> **Task requirements**:
Copy the records below word for word, from the first line through the line that contains "const FS = 12.5;", and leave out any pictures.

> **Data for the task**:
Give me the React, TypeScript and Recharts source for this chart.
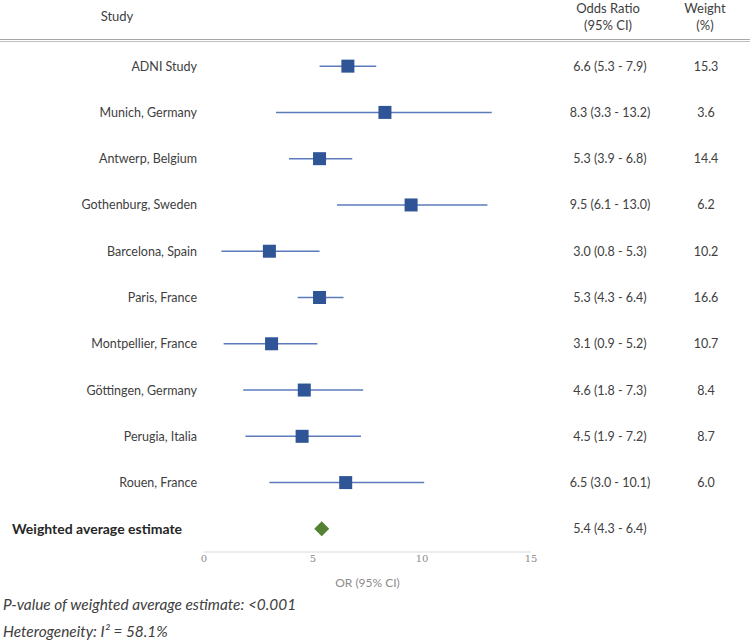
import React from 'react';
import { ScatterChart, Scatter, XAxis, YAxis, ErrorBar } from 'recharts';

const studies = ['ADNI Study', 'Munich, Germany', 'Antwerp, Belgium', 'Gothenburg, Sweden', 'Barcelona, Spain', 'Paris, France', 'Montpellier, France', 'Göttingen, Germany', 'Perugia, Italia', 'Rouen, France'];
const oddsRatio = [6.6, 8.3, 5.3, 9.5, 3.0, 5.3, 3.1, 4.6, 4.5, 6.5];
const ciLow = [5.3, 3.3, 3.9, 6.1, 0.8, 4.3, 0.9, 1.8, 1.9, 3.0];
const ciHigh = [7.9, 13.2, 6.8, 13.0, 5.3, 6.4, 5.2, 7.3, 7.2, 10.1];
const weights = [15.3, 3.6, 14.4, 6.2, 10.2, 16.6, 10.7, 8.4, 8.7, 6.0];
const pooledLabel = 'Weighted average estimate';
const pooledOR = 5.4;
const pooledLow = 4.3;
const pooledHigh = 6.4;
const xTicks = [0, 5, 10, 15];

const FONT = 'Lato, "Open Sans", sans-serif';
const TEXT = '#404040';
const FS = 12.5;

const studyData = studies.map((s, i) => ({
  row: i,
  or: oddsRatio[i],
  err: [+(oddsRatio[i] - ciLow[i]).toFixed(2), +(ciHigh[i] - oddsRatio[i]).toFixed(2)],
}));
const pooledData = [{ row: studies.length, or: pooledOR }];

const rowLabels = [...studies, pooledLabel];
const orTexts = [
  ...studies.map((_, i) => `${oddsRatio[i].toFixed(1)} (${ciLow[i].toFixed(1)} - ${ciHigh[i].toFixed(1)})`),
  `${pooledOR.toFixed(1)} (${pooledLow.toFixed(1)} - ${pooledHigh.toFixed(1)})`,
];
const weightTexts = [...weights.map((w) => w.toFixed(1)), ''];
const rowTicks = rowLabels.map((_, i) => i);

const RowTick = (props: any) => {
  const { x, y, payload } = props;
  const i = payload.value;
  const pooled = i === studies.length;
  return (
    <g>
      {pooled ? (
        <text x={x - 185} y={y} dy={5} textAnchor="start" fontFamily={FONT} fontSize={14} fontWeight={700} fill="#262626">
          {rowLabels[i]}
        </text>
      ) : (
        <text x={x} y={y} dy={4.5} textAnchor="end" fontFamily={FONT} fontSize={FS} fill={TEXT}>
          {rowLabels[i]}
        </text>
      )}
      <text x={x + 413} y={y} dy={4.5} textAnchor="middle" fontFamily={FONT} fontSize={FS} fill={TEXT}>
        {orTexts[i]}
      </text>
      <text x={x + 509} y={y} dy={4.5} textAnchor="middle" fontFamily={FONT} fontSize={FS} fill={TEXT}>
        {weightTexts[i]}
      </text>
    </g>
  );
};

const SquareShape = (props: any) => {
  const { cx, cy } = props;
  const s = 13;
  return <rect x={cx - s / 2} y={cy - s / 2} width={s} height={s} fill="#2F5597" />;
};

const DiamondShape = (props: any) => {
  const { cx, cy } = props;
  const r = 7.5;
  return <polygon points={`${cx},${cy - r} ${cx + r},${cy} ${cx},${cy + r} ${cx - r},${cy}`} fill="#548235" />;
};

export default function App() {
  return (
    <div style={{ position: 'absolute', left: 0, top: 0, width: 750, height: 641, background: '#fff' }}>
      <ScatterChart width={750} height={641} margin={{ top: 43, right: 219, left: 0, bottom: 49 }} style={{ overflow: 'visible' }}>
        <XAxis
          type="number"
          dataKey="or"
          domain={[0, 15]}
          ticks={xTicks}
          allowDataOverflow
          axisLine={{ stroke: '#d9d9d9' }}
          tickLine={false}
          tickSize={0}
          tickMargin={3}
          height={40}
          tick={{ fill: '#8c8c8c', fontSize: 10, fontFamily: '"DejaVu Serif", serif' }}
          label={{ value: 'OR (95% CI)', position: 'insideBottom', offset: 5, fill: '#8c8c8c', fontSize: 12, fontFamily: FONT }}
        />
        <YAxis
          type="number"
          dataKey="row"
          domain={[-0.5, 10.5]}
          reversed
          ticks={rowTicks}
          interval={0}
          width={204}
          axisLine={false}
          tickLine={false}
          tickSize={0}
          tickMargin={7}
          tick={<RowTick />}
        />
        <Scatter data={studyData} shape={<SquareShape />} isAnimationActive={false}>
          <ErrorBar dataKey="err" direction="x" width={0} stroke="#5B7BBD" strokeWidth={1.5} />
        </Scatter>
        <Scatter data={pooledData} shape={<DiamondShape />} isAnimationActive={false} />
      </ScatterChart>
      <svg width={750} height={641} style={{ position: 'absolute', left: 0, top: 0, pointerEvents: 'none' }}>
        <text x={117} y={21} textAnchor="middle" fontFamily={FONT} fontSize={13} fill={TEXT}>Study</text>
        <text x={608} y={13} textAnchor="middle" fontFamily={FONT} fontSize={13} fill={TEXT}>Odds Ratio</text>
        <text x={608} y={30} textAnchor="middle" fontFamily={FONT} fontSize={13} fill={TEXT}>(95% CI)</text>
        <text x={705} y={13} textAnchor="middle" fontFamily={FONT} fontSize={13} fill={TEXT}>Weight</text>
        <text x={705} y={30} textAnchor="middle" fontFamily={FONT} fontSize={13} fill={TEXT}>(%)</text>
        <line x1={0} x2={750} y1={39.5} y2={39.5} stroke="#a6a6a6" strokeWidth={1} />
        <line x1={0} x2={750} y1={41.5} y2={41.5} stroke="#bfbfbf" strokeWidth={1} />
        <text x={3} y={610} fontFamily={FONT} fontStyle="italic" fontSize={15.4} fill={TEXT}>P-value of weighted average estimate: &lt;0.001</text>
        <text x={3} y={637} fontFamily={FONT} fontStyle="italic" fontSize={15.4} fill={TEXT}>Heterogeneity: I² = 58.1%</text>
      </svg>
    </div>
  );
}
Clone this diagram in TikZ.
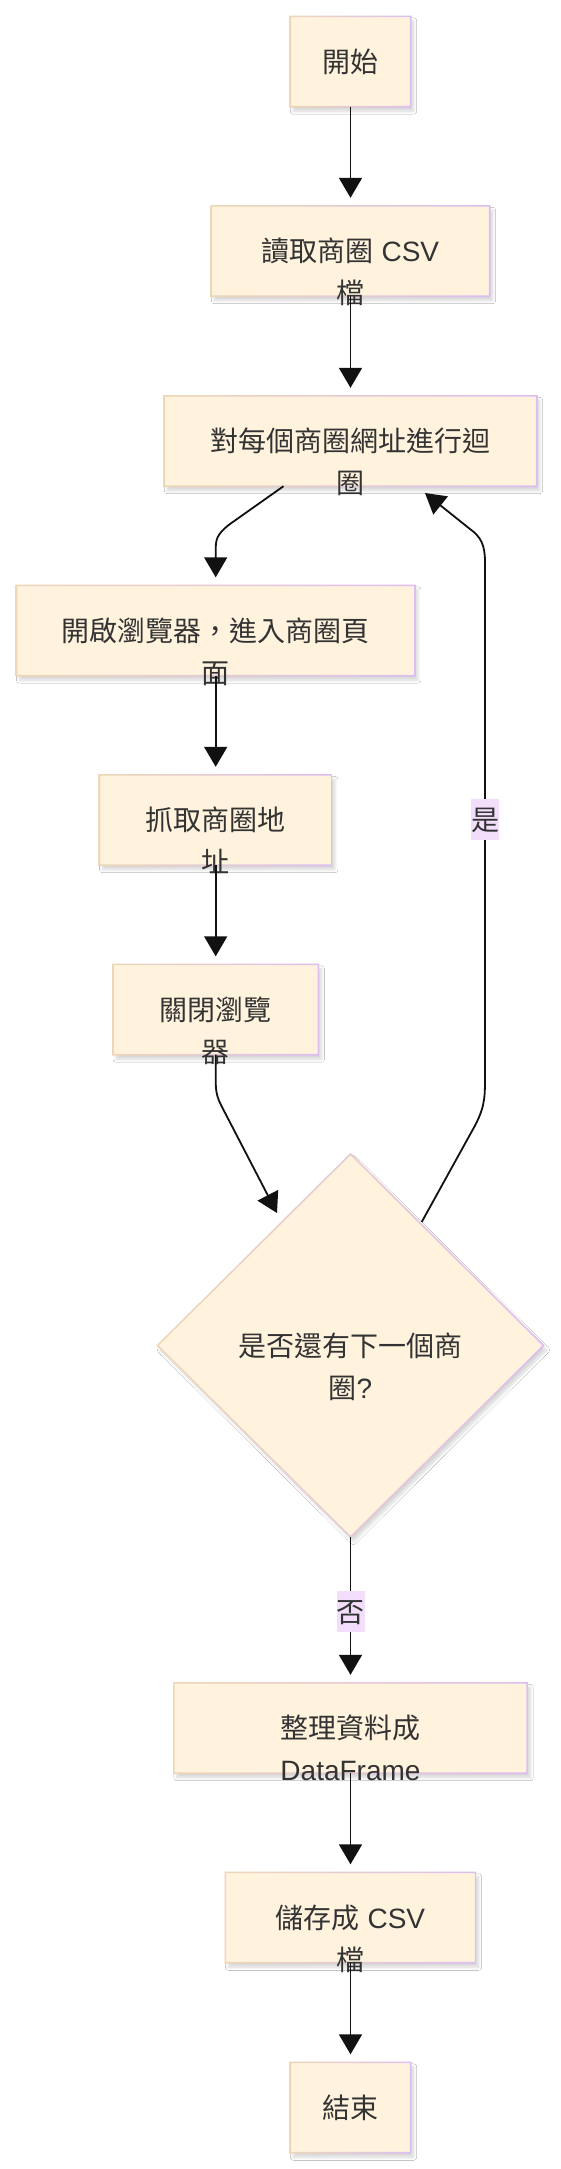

> **Written answer**:
Give me the React, TypeScript and Recharts source for this chart.
import React from 'react';
import { ScatterChart, Scatter, XAxis, YAxis, ErrorBar } from 'recharts';

const studies = ['ADNI Study', 'Munich, Germany', 'Antwerp, Belgium', 'Gothenburg, Sweden', 'Barcelona, Spain', 'Paris, France', 'Montpellier, France', 'Göttingen, Germany', 'Perugia, Italia', 'Rouen, France'];
const oddsRatio = [6.6, 8.3, 5.3, 9.5, 3.0, 5.3, 3.1, 4.6, 4.5, 6.5];
const ciLow = [5.3, 3.3, 3.9, 6.1, 0.8, 4.3, 0.9, 1.8, 1.9, 3.0];
const ciHigh = [7.9, 13.2, 6.8, 13.0, 5.3, 6.4, 5.2, 7.3, 7.2, 10.1];
const weights = [15.3, 3.6, 14.4, 6.2, 10.2, 16.6, 10.7, 8.4, 8.7, 6.0];
const pooledLabel = 'Weighted average estimate';
const pooledOR = 5.4;
const pooledLow = 4.3;
const pooledHigh = 6.4;
const xTicks = [0, 5, 10, 15];

const FONT = 'Lato, "Open Sans", sans-serif';
const TEXT = '#404040';
const FS = 12.5;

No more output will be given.